An engaging look into the private and public life of Moshe Dayan, Israeli soldier, politician, and diplomat. No plodding biography, this is lengthy but fast-paced reportage by the Time magazine Jerusalem correspondent who wrote This...Is CBS (1988), Portraits in Silicon (1987), and Golda (1981). Slater paints a sympathetic, though candid, portrait of the eye-patched walking symbol whose love of country was equalled only by his love of self. Dayan's amicable relations with Arabs are traced to his youth, when he rejected his father's notions that most of them were dangerous and somehow inferior. Always preferring peaceful coexistence to an adversarial stance, Dayan, ironically, was appointed chief of staff of the Israeli Defense Forces in 1953, and it was he who become the world-famous slayer of the Arab Goliath. The army catapulted Dayan to power, and Shimon Peres assured David Ben-Gurion, ``You can trust Dayan 100 per cent.'' Here, Dayan emerges as a cocky military and political figure who became intoxicated with power over the next 20 years. The Israeli public, if not his family, idolized him and forgave him for a string of private indiscretions—which always became public sensations. His glow of invincibility from the Six-Day War blacked out in the Yom Kippur War.

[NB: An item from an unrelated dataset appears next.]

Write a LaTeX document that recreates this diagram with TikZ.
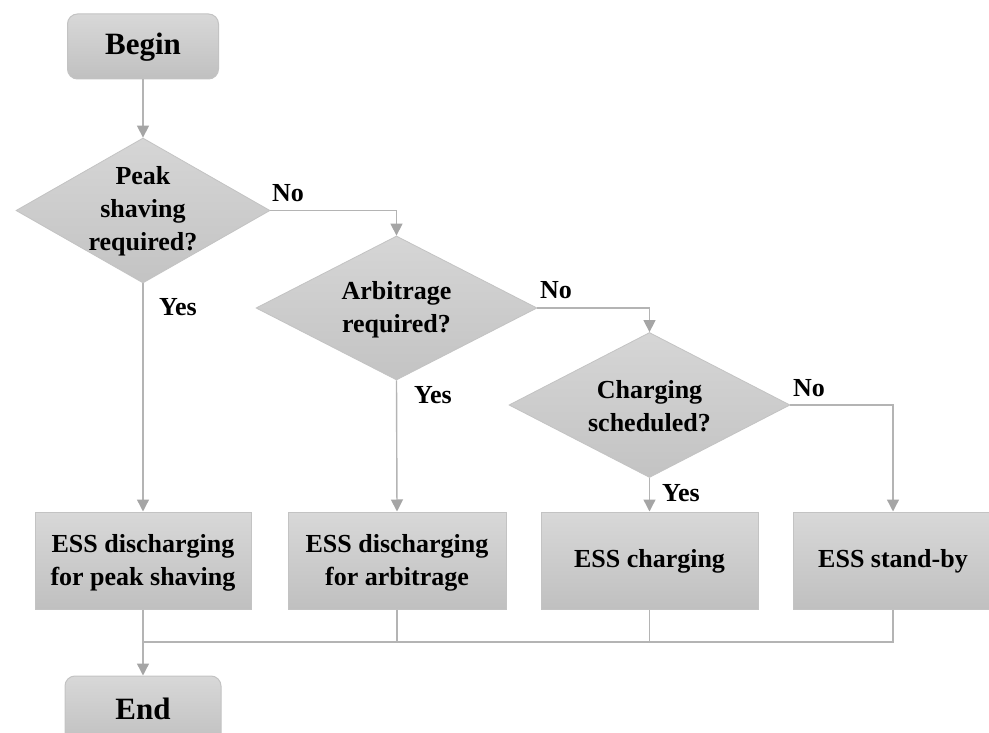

Certain that the Arabs would not attack and risk another major defeat, Dayan left Israel unprepared for the onslaught by Syria and Egypt. The Israelis never forgave Dayan for the costly error, and he never forgave himself. Besides all the quotations from movers and shakers on the political scene, Slater reveals intimate conversations with Dayan's wives, lovers, and children. No eyes are patched in this juicy, well-researched book.